The prolonged struggle over cryptocurrency classification is exemplified by the CFTC's lawsuit against Binance last year, in which Ethereum and Litecoin were also classified as commodities.
This ambiguity underscores the ongoing debate surrounding cryptocurrency classification and the jurisdictional conflict between the SEC and the CFTC.
Spot Ether ETFs Full Approval Not "Good" Enough News to Stir Slumping Crypto Market
The cryptocurrency markets faced continued pressure during US trading hours on Thursday, extending a pullback that commenced the previous day when the Federal Reserve indicated it anticipated only one rate cut for the year.
ETH prices experienced a mid-morning rebound after Gensler stated his expectation for spot ether ETFs to receive full approvals from the SEC by the end of the summer.
This news briefly lifted ether by 1%, but it quickly became a selling opportunity, with the price reversing by more than 3% just an hour later.
At that point, ether was trading at $3,440, marking a 5% decline over the past 24 hours.
Bitcoin (BTC) also saw a nearly 5% drop, trading near a one-week low of $66,300.
The markets began to decline on Wednesday afternoon following the Federal Reserve's policy meeting, which maintained the benchmark fed funds rate range at 5.25%-5.50% but surprised with updated projections indicating just one 25 basis point rate cut expected in 2024.
Rate futures markets had been anticipating two to three 25 basis point moves this year.
US economic data on Thursday morning suggested a continued softening in both inflation and the economy, which failed to improve the overall sentiment in the crypto market.
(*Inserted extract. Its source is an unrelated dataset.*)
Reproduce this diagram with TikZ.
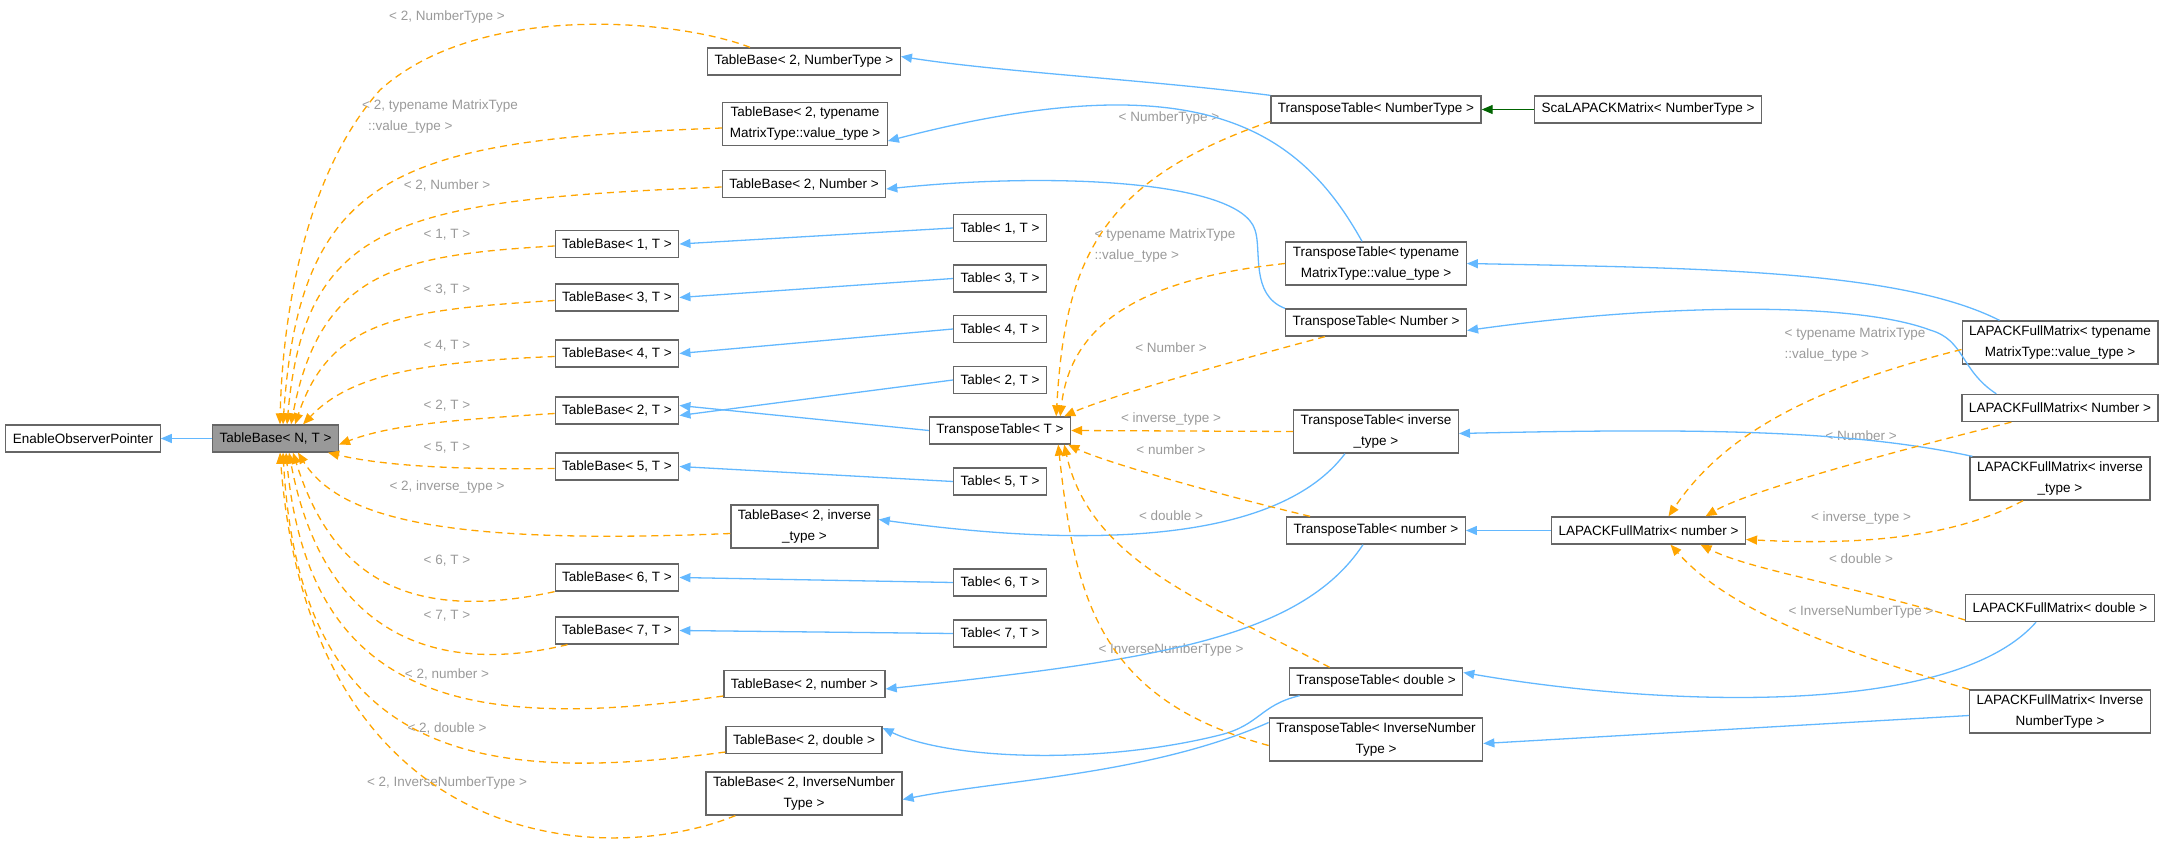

On X, analyst Skew, among others, is attempting to interpret a market that refuses to sustain higher levels despite recent bullish news, including improving inflation data, a Bitcoin-friendly presidential frontrunner in Donald Trump, the potential approval of spot ETH ETFs, and other risk asset markets, such as U.S. stocks, reaching new all-time highs.
At the time of writing, ETH was trading at $3,516, with Bitcoin also falling to $67,038, down about 1% in the same time frame.